The "trial" that ruled otherwise was rigged from top to bottom: the judge was the plaintiff, the committee was hand-picked, the report was ghost-written by Newton, and Leibniz was never invited to present his side. If you ever hear "Leibniz copied Newton" — that claim traces back, ultimately, to a document Newton wrote about himself. Treat it accordingly.

One mourner — and the verdict of history

Leibniz's last years were bleak. His employer, the Elector of Hanover, became King George I of Great Britain in 1714 — and pointedly left Leibniz behind, partly because bringing Newton's disgraced rival to London would have been awkward, and partly as a rebuke: the court history of the House of Brunswick that Leibniz had been paid to write for decades remained magnificently unfinished (he kept getting distracted by, well, everything). Gout-ridden, out of favour and still fighting the calculus war by letter, he died in Hanover on 14 November 1716.

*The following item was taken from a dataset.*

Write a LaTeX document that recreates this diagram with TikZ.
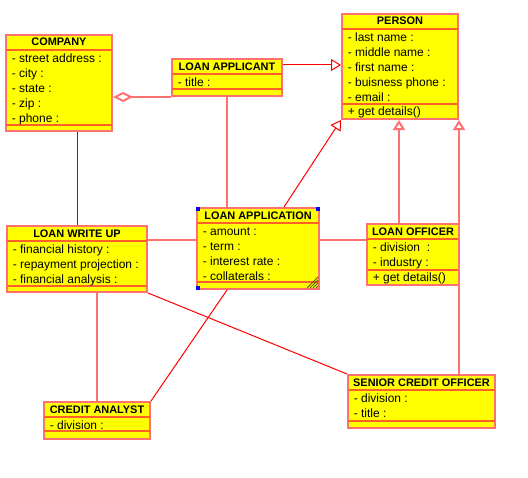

The court he had served for forty years did not attend the funeral. The Royal Society took no notice; the Berlin Academy of Sciences — which he had founded and served as first president — stayed silent. By most accounts a single mourner, his secretary, followed the coffin, and the grave went unmarked for half a century. Only the Paris Academy did him justice, with a grand éloge a year later. It is hard to think of another figure of his stature buried so quietly.

And then history changed its mind — completely. Continental mathematicians using Leibniz's notation (the Bernoullis, then Euler, Lagrange, Laplace) sprinted ahead for a century, while British mathematics, loyally chained to Newton's dots, stagnated until Cambridge students finally rebelled in the early 1800s and adopted the "d-ism" of Leibniz over the "dot-age" of Newton. Every symbol in a modern calculus course — \tfrac{dy}{dx}, \int, even the word "function," which he coined — is his. Every computer executes his binary. Every symbolic-logic class, every "let us calculate," every dream of mechanised reasoning runs on tracks he laid.

Newton won the trial. Leibniz won the language — and in mathematics, the language is the thing that lives.